ど見ては、自分とて家族の苦痛を知る身でありながら、義憤もおこらずにいなかった。
私がベッドをおりて、決意を示そうとしていると、おどろいたことにはそこへ主任さんがはいって来た。
主任さんの態度は頗る淡々たるものであった。肥満した女に近づくと、
「あなたは坂上さんの御家族でしたね。再度御通知あげたのに、なんのご相談もないので、病院でも困っておりました。看護婦さんも一般の患者さんのお世話をしていますので、お一人に附ききりというわけには行きませんのです」
肥満した女はおとなしくお辞儀をした、主任さんの公務というものに権威を感じたのであろう。
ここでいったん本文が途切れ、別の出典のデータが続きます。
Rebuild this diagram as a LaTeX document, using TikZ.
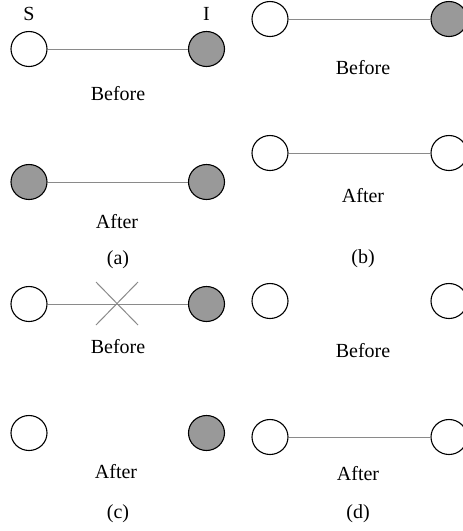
\documentclass[tikz,border=0pt]{standalone}
\usepackage{fontspec}
\setmainfont{Liberation Serif}
\definecolor{nodegray}{HTML}{999999}
\definecolor{linkgray}{HTML}{8A8A8A}
\tikzset{
  sus/.style={ellipse,draw=black,line width=1.1pt,fill=white,minimum width=36pt,minimum height=35pt,inner sep=0pt},
  inf/.style={sus,fill=nodegray},
  link/.style={draw=linkgray,line width=1pt},
  lbl/.style={anchor=base,inner sep=0pt,font=\fontsize{20}{23}\selectfont}
}
\usetikzlibrary{shapes.geometric}
\begin{document}
\begin{tikzpicture}[x=1pt,y=-1pt]
\useasboundingbox (0,0) rectangle (463,531);
% (a)
\node[lbl] (aS) at (29,20) {S};
\node[lbl] (aI) at (206.5,20) {I};
\node[sus] (a1) at (29,49) {};
\node[inf] (a2) at (206.5,49) {};
\draw[link] (a1) -- (a2);
\node[lbl] (aB) at (118,100) {Before};
\node[inf] (a3) at (29,182) {};
\node[inf] (a4) at (206.5,182) {};
\draw[link] (a3) -- (a4);
\node[lbl] (aA) at (117,228) {After};
\node[lbl] (aL) at (118,264) {(a)};
% (b)
\node[sus] (b1) at (270,19) {};
\node[inf] (b2) at (449,19) {};
\draw[link] (b1) -- (b2);
\node[lbl] (bB) at (363,74) {Before};
\node[sus] (b3) at (270,153) {};
\node[sus] (b4) at (449,153) {};
\draw[link] (b3) -- (b4);
\node[lbl] (bA) at (363,202) {After};
\node[lbl] (bL) at (363,263) {(b)};
% (c)
\node[sus] (c1) at (29,304) {};
\node[inf] (c2) at (206.5,304) {};
\draw[link] (c1) -- (c2);
\coordinate (x1) at (96,282);
\coordinate (x2) at (138,325);
\coordinate (x3) at (96,325);
\coordinate (x4) at (138,282);
\draw[link] (x1) -- (x2);
\draw[link] (x3) -- (x4);
\node[lbl] (cB) at (118,353) {Before};
\node[sus] (c3) at (29,433) {};
\node[inf] (c4) at (206.5,433) {};
\node[lbl] (cA) at (116,478) {After};
\node[lbl] (cL) at (118,518) {(c)};
% (d)
\node[sus] (d1) at (270,301) {};
\node[sus] (d2) at (449,301) {};
\node[lbl] (dB) at (363,357) {Before};
\node[sus] (d3) at (270,437) {};
\node[sus] (d4) at (449,437) {};
\draw[link] (d3) -- (d4);
\node[lbl] (dA) at (358,480) {After};
\node[lbl] (dL) at (358,518) {(d)};
\end{tikzpicture}
\end{document}
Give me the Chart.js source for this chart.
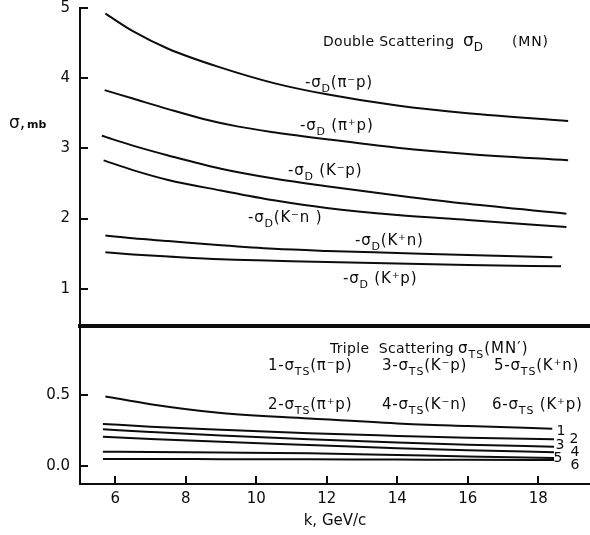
<!DOCTYPE html>
<html><head><meta charset="utf-8">
<script src="https://cdn.jsdelivr.net/npm/chart.js@4/dist/chart.umd.min.js"></script>
<style>
html,body{margin:0;padding:0;background:#fff;overflow:hidden;}
#wrap{position:relative;width:590px;height:535px;background:#fff;}
canvas{position:absolute;left:0;top:0;}
</style></head><body>
<div id="wrap"><canvas id="topc" width="590" height="535"></canvas><canvas id="botc" width="590" height="535"></canvas></div>
<script>
// ---------- data: double scattering (upper panel), sigma in mb vs k in GeV/c ----------
const k_D_piMinusP = [5.72, 6.5, 7.5, 9, 10.5, 12, 14, 16, 18.85];
const sD_piMinusP  = [4.92, 4.67, 4.42, 4.15, 3.93, 3.77, 3.61, 3.50, 3.39];
const k_D_piPlusP  = [5.7, 6.5, 7.5, 8.5, 9.5, 10.5, 12, 14, 16, 18.85];
const sD_piPlusP   = [3.83, 3.71, 3.56, 3.42, 3.31, 3.23, 3.13, 3.01, 2.92, 2.83];
const k_D_KminusP  = [5.62, 6.5, 7.5, 9, 10.5, 12, 14, 16, 18.8];
const sD_KminusP   = [3.18, 3.04, 2.90, 2.71, 2.57, 2.46, 2.33, 2.21, 2.07];
const k_D_KminusN  = [5.67, 6.5, 7.5, 9, 10.5, 12, 14, 16, 18.8];
const sD_KminusN   = [2.83, 2.69, 2.55, 2.40, 2.26, 2.15, 2.05, 1.98, 1.88];
const k_D_KplusN   = [5.72, 6.5, 7.5, 9, 10.5, 12, 14, 16, 18.4];
const sD_KplusN    = [1.76, 1.72, 1.68, 1.62, 1.57, 1.54, 1.51, 1.48, 1.45];
const k_D_KplusP   = [5.72, 6.5, 7.5, 9, 10.5, 12, 14, 16, 18.65];
const sD_KplusP    = [1.52, 1.49, 1.46, 1.42, 1.40, 1.38, 1.36, 1.34, 1.32];

// ---------- data: triple scattering (lower panel) ----------
const k_TS1 = [5.72, 7, 9, 11.5, 14, 16, 18.4];
const sTS_1 = [0.490, 0.435, 0.373, 0.335, 0.300, 0.282, 0.263];
const k_TS  = [5.65, 7, 9, 11.5, 14, 16, 18.45];
const sTS_2 = [0.296, 0.277, 0.255, 0.230, 0.212, 0.199, 0.188];
const sTS_3 = [0.258, 0.240, 0.215, 0.188, 0.165, 0.150, 0.135];
const sTS_4 = [0.206, 0.190, 0.170, 0.148, 0.125, 0.110, 0.097];
const sTS_5 = [0.101, 0.099, 0.095, 0.089, 0.077, 0.067, 0.057];
const sTS_6 = [0.049, 0.049, 0.048, 0.047, 0.045, 0.044, 0.042];

// ---------- ticks ----------
const xTicks = [6, 8, 10, 12, 14, 16, 18];
const yTicksTop = [1, 2, 3, 4, 5];
const yTicksBottom = [0, 0.5];

const INK = '#0c0c0c';
const FONT = '"DejaVu Sans", "Liberation Sans", sans-serif';
const X_MIN = 5, X_MAX = 19.47;

function pts(xs, ys) { return xs.map((x, i) => ({x: x, y: ys[i]})); }
function ds(xs, ys) {
  return {data: pts(xs, ys), borderColor: INK, borderWidth: 2, pointRadius: 0,
          fill: false, tension: 0.4, cubicInterpolationMode: 'monotone'};
}

// rich text: parts = [[text, mode]], mode 0 normal, 1 subscript
function rich(ctx, x, y, parts, size, spacing) {
  let cx = x;
  ctx.textBaseline = 'alphabetic';
  ctx.textAlign = 'left';
  ctx.fillStyle = INK;
  for (const [t, m] of parts) {
    const fs = m === 1 ? Math.round(size * 0.72) : size;
    ctx.font = fs + 'px ' + FONT;
    ctx.letterSpacing = (spacing || 0) + 'px';
    ctx.fillText(t, cx, m === 1 ? y + size * 0.32 : y);
    cx += ctx.measureText(t).width;
  }
  ctx.letterSpacing = '0px';
}

const topAnn = {
  id: 'topAnn',
  afterDraw(chart) {
    const ctx = chart.ctx;
    ctx.save();
    // y title
    rich(ctx, 9, 128, [['σ,', 0]], 17, 0);
    ctx.font = 'bold 11px ' + FONT;
    ctx.fillText('mb', 27, 128);
    // heading
    rich(ctx, 323, 46, [['Double Scattering', 0]], 14, 0.3);
    rich(ctx, 463, 46, [['σ', 0], ['D', 1]], 17, 0);
    rich(ctx, 512, 46, [['(MN)', 0]], 14, 0.8);
    const S = 15, SP = 0.8;
    rich(ctx, 305, 87, [['-σ', 0], ['D', 1], ['(π⁻p)', 0]], S, SP);
    rich(ctx, 300, 130, [['-σ', 0], ['D', 1], [' (π⁺p)', 0]], S, SP);
    rich(ctx, 288, 175, [['-σ', 0], ['D', 1], [' (K⁻p)', 0]], S, SP);
    rich(ctx, 248, 222, [['-σ', 0], ['D', 1], ['(K⁻n )', 0]], S, SP);
    rich(ctx, 355, 245, [['-σ', 0], ['D', 1], ['(K⁺n)', 0]], S, SP);
    rich(ctx, 343, 283, [['-σ', 0], ['D', 1], [' (K⁺p)', 0]], S, SP);
    ctx.restore();
  }
};

const botAnn = {
  id: 'botAnn',
  afterDraw(chart) {
    const ctx = chart.ctx;
    ctx.save();
    rich(ctx, 330, 353, [['Triple  Scattering', 0]], 14, 0.3);
    rich(ctx, 458, 353, [['σ', 0], ['TS', 1], ['(MN′)', 0]], 15, 1);
    const S = 15, SP = 0.8;
    rich(ctx, 268, 370, [['1-σ', 0], ['TS', 1], ['(π⁻p)', 0]], S, SP);
    rich(ctx, 382, 370, [['3-σ', 0], ['TS', 1], ['(K⁻p)', 0]], S, SP);
    rich(ctx, 494, 370, [['5-σ', 0], ['TS', 1], ['(K⁺n)', 0]], S, SP);
    rich(ctx, 268, 409, [['2-σ', 0], ['TS', 1], ['(π⁺p)', 0]], S, SP);
    rich(ctx, 382, 409, [['4-σ', 0], ['TS', 1], ['(K⁻n)', 0]], S, SP);
    rich(ctx, 492, 409, [['6-σ', 0], ['TS', 1], [' (K⁺p)', 0]], S, SP);
    // curve numbers
    ctx.font = '14px ' + FONT;
    ctx.textBaseline = 'middle';
    ctx.textAlign = 'center';
    ctx.fillText('1', 561, 431);
    ctx.fillText('2', 574, 439);
    ctx.fillText('3', 560, 445);
    ctx.fillText('4', 575, 452);
    ctx.fillText('5', 558, 458);
    ctx.fillText('6', 575, 465);
    ctx.restore();
  }
};

const tickFont = {family: FONT, size: 15};

new Chart(document.getElementById('topc'), {
  type: 'line',
  data: {datasets: [
    ds(k_D_piMinusP, sD_piMinusP), ds(k_D_piPlusP, sD_piPlusP), ds(k_D_KminusP, sD_KminusP),
    ds(k_D_KminusN, sD_KminusN), ds(k_D_KplusN, sD_KplusN), ds(k_D_KplusP, sD_KplusP)
  ]},
  options: {
    responsive: false, animation: false, devicePixelRatio: 1,
    layout: {padding: {top: 8, bottom: 535 - 326, left: 0, right: 0}},
    plugins: {legend: {display: false}, tooltip: {enabled: false}},
    scales: {
      x: {type: 'linear', min: X_MIN, max: X_MAX,
          ticks: {display: false},
          grid: {display: true, drawOnChartArea: false, drawTicks: false},
          border: {display: true, width: 4, color: INK},
          afterFit(s) { s.height = 0; s.paddingLeft = 0; s.paddingRight = 0; }},
      y: {type: 'linear', min: 0.47, max: 5,
          afterBuildTicks(s) { s.ticks = yTicksTop.map(v => ({value: v})); },
          ticks: {padding: 18, color: INK, font: tickFont, callback: v => String(v)},
          grid: {drawOnChartArea: false, tickLength: -8, color: INK, lineWidth: 2},
          border: {display: true, width: 2, color: INK},
          afterFit(s) { s.width = 80; s.paddingTop = 0; s.paddingBottom = 0; }}
    }
  },
  plugins: [topAnn]
});

new Chart(document.getElementById('botc'), {
  type: 'line',
  data: {datasets: [
    ds(k_TS1, sTS_1), ds(k_TS, sTS_2), ds(k_TS, sTS_3),
    ds(k_TS, sTS_4), ds(k_TS, sTS_5), ds(k_TS, sTS_6)
  ]},
  options: {
    responsive: false, animation: false, devicePixelRatio: 1,
    layout: {padding: {top: 326, bottom: 0, left: 0, right: 0}},
    plugins: {legend: {display: false}, tooltip: {enabled: false}},
    scales: {
      x: {type: 'linear', min: X_MIN, max: X_MAX,
          afterBuildTicks(s) { s.ticks = xTicks.map(v => ({value: v})); },
          ticks: {padding: 14, color: INK, font: tickFont, maxRotation: 0, callback: v => String(v)},
          grid: {drawOnChartArea: false, tickLength: -8, color: INK, lineWidth: 2},
          border: {display: true, width: 2, color: INK},
          title: {display: true, text: 'k, GeV/c', color: INK, font: {family: FONT, size: 15}, padding: {top: 0, bottom: 5}},
          afterFit(s) { s.height = 535 - 484; s.paddingLeft = 0; s.paddingRight = 0; }},
      y: {type: 'linear', min: -0.127, max: 0.986,
          afterBuildTicks(s) { s.ticks = yTicksBottom.map(v => ({value: v})); },
          ticks: {padding: 18, color: INK, font: tickFont, callback: v => Number(v).toFixed(1)},
          grid: {drawOnChartArea: false, tickLength: -8, color: INK, lineWidth: 2},
          border: {display: true, width: 2, color: INK},
          afterFit(s) { s.width = 80; s.paddingTop = 0; s.paddingBottom = 0; }}
    }
  },
  plugins: [botAnn]
});
</script>
</body></html>
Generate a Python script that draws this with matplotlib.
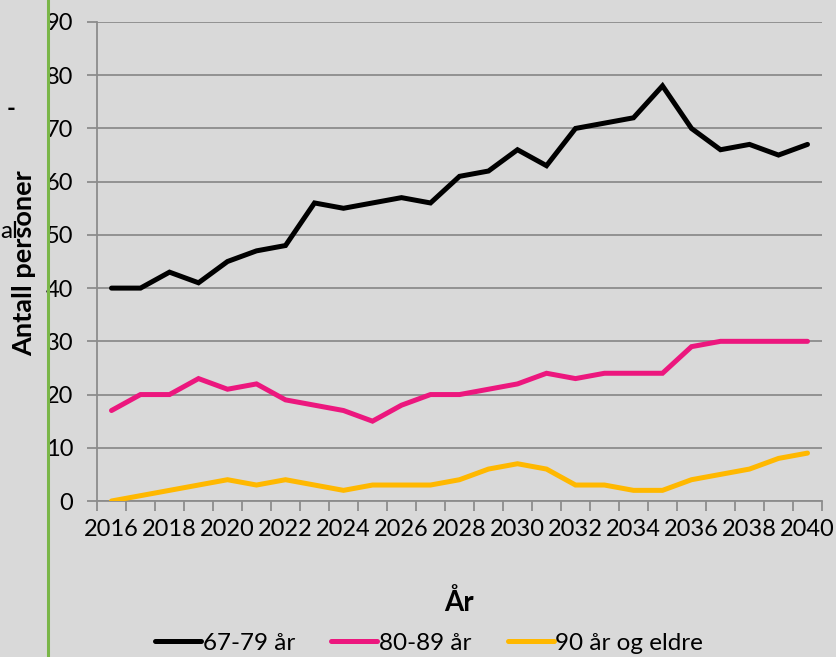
import matplotlib
matplotlib.use("Agg")
import matplotlib.pyplot as plt
from matplotlib.lines import Line2D

plt.rcParams['font.family'] = ['Lato', 'DejaVu Sans']

years = list(range(2016, 2041))
tick_labels = [str(y) for y in years[::2]]
s_67_79 = [40, 40, 43, 41, 45, 47, 48, 56, 55, 56, 57, 56, 61, 62, 66, 63, 70, 71, 72, 78, 70, 66, 67, 65, 67]
s_80_89 = [17, 20, 20, 23, 21, 22, 19, 18, 17, 15, 18, 20, 20, 21, 22, 24, 23, 24, 24, 24, 29, 30, 30, 30, 30]
s_90 = [0, 1, 2, 3, 4, 3, 4, 3, 2, 3, 3, 3, 4, 6, 7, 6, 3, 3, 2, 2, 4, 5, 6, 8, 9]
series_names = ["67-79 år", "80-89 år", "90 år og eldre"]
colors = ["#000000", "#EC177E", "#FFB800"]

W, H = 836, 657
fig = plt.figure(figsize=(W / 100, H / 100), dpi=100)
bg = "#D9D9D9"
fig.patch.set_facecolor(bg)
FS = 17

L, R, B, T = 97, 822, 501, 22
ax = fig.add_axes([L / W, 1 - B / H, (R - L) / W, (B - T) / H])
ax.set_facecolor(bg)

x = list(range(len(years)))
for vals, name, c in zip([s_67_79, s_80_89, s_90], series_names, colors):
    ax.plot(x, vals, color=c, lw=3.6, label=name, solid_capstyle='round',
            solid_joinstyle='miter', zorder=3)

ax.set_xlim(-0.5, len(years) - 0.5)
ax.set_ylim(0, 90)
ax.set_yticks(range(0, 91, 10))
ax.set_yticklabels([str(v) for v in range(0, 91, 10)], fontsize=FS)
ax.yaxis.grid(True, color="#8C8C8C", lw=1.3)
ax.set_axisbelow(True)

ax.set_xticks([i - 0.5 for i in range(len(years) + 1)])
ax.set_xticklabels([])
ax.set_xticks(x[::2], minor=True)
ax.set_xticklabels(tick_labels, minor=True, fontsize=FS)
ax.tick_params(axis='x', which='major', length=7, width=1.3, color="#8C8C8C", direction='out')
ax.tick_params(axis='x', which='minor', length=0, pad=13)
ax.tick_params(axis='y', length=7, width=1.3, color="#8C8C8C", pad=10)

for s in ['top', 'right']:
    ax.spines[s].set_visible(False)
for s in ['left', 'bottom']:
    ax.spines[s].set_color("#8C8C8C")
    ax.spines[s].set_linewidth(1.3)

fig.text(459 / W, 1 - 603 / H, "År", ha='center', va='center', fontsize=20, fontweight='bold')
fig.text(24 / W, 1 - 263 / H, "Antall personer", ha='center', va='center', rotation=90,
         rotation_mode='anchor', fontsize=19.5, fontweight='bold')

# clipped text fragments at left edge
fig.text(11 / W, 1 - 108 / H, "-", ha='center', va='center', fontsize=FS, fontweight='bold')
fig.text(0, 1 - 232 / H, "al", ha='left', va='center', fontsize=FS + 0.5)

# green vertical rule
fig.add_artist(Line2D([48 / W, 48 / W], [0, 1], color="#7AB648", lw=2.2, transform=fig.transFigure))

fig.legend(loc='center', bbox_to_anchor=(429 / W, 1 - 643 / H), ncol=3, frameon=False,
           fontsize=FS + 0.5, handlelength=1.9, handletextpad=0.05, columnspacing=1.5)

fig.savefig("out.png", dpi=100, facecolor=bg)
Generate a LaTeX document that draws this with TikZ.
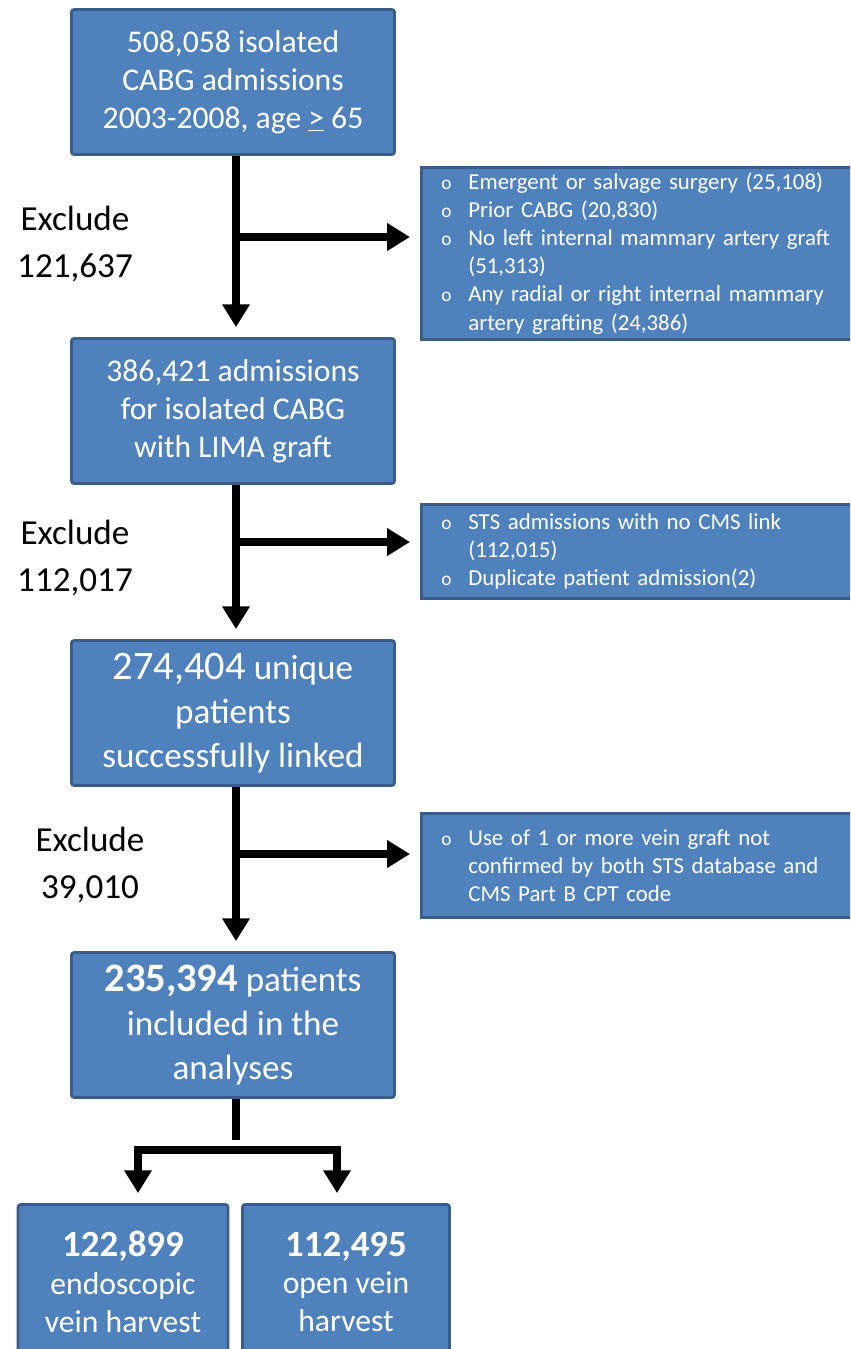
\documentclass[tikz,border=0pt]{standalone}
\usepackage{fontspec}
\setmainfont{Carlito}
\usepackage{xcolor}
\usetikzlibrary{arrows.meta}

\definecolor{boxblue}{HTML}{4F81BD}
\definecolor{boxedge}{HTML}{385D8A}

\newcommand{\bul}{\makebox[0.54cm][l]{\fontsize{11}{11}\selectfont o}}
\newcommand{\cont}{\hspace*{0.54cm}}

\begin{document}
\begin{tikzpicture}[x=0.02cm,y=-0.02cm,>={Triangle[width=15pt,length=13pt]},shorten >=0.2cm,line width=4.2pt,
    main node/.style={rectangle,rounded corners=1.5pt,draw=boxedge,line width=1.6pt,fill=boxblue,text=white,align=center,inner sep=0pt,minimum width=6.46cm,minimum height=2.9cm,font=\fontsize{18}{21.5}\selectfont},
    excl node/.style={rectangle,draw=boxedge,line width=1.6pt,fill=boxblue,text=white,align=left,anchor=north west,inner xsep=0.4cm,inner ysep=0pt,text width=7.9cm,font=\fontsize{13}{16}\selectfont},
    label node/.style={align=center,font=\fontsize{20}{27}\selectfont}]
    \clip (0,0) rectangle (850,1349);
    \useasboundingbox (0,0) rectangle (850,1349);

    \node[main node] (1) at (233,82) {508,058 isolated\\CABG admissions\\2003-2008, age \underline{>} 65};
    \node[main node] (2) at (233,411) {386,421 admissions\\for isolated CABG\\with LIMA graft};
    \node[main node,font=\fontsize{20}{25}\selectfont] (3) at (233,713) {{\fontsize{23}{25}\selectfont 274,404} unique\\patients\\successfully linked};
    \node[main node,font=\fontsize{20}{25}\selectfont] (4) at (233,1025) {{\fontsize{23}{25}\selectfont\bfseries 235,394} patients\\included in the\\analyses};
    \node[main node,minimum width=4.2cm,minimum height=3.1cm,font=\fontsize{18}{21.5}\selectfont] (5) at (123,1282) {{\fontsize{21}{22}\selectfont\bfseries 122,899}\\endoscopic\\vein harvest};
    \node[main node,minimum width=4.14cm,minimum height=3.1cm,font=\fontsize{18}{21.5}\selectfont] (6) at (346,1282) {{\fontsize{21}{22}\selectfont\bfseries 112,495}\\open vein\\harvest};

    \node[excl node,minimum height=3.44cm] (e1) at (420,166) {\bul Emergent or salvage surgery (25,108)\\\bul Prior CABG (20,830)\\\bul No left internal mammary artery graft\\\cont(51,313)\\\bul Any radial or right internal mammary\\\cont artery grafting (24,386)};
    \node[excl node,minimum height=1.88cm] (e2) at (420,503) {\bul STS admissions with no CMS link\\\cont(112,015)\\\bul Duplicate patient admission(2)};
    \node[excl node,minimum height=2.08cm] (e3) at (420,812) {\bul Use of 1 or more vein graft not\\\cont confirmed by both STS database and\\\cont CMS Part B CPT code};

    \node[label node] (x1) at (75,244) {Exclude\\121,637};
    \node[label node] (x2) at (75,558) {Exclude\\112,017};
    \node[label node] (x3) at (90,865) {Exclude\\39,010};

    \coordinate (b1) at (236,237);
    \coordinate (b2) at (236,542);
    \coordinate (b3) at (236,854);
    \coordinate (s0) at (236,1150);

    \draw[->] (1.south -| b1) -- (2.north -| b1);
    \draw[->] (2.south -| b2) -- (3.north -| b2);
    \draw[->] (3.south -| b3) -- (4.north -| b3);
    \draw[->] (b1) -- (b1 -| e1.west);
    \draw[->] (b2) -- (b2 -| e2.west);
    \draw[->] (b3) -- (b3 -| e3.west);
    \draw (4.south -| s0) -- (s0);
    \draw[->] (s0) -| (5.north -| 138,0);
    \draw[->] (s0) -| (6.north -| 337,0);
\end{tikzpicture}
\end{document}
「そういうわけですから、お判りになったら御承知として、今日夕刻からでも早速附添さんを附けることにします」
主任さんは今日となっては、当然返事を聞く余地もないものとして、そう定めて早くも室を出て行った。
漸くにも、これで坂上とよ子に附添婦がつくこととなった。五十がらみの人の好さそうなおばさんが、夕刻から来て、もうこまめに働らきはじめていた。
斯うしていつしか新秋を迎える頃となった。テレスには篠懸の鼈甲色の美しい落葉が、時々カサと音して散りおちた。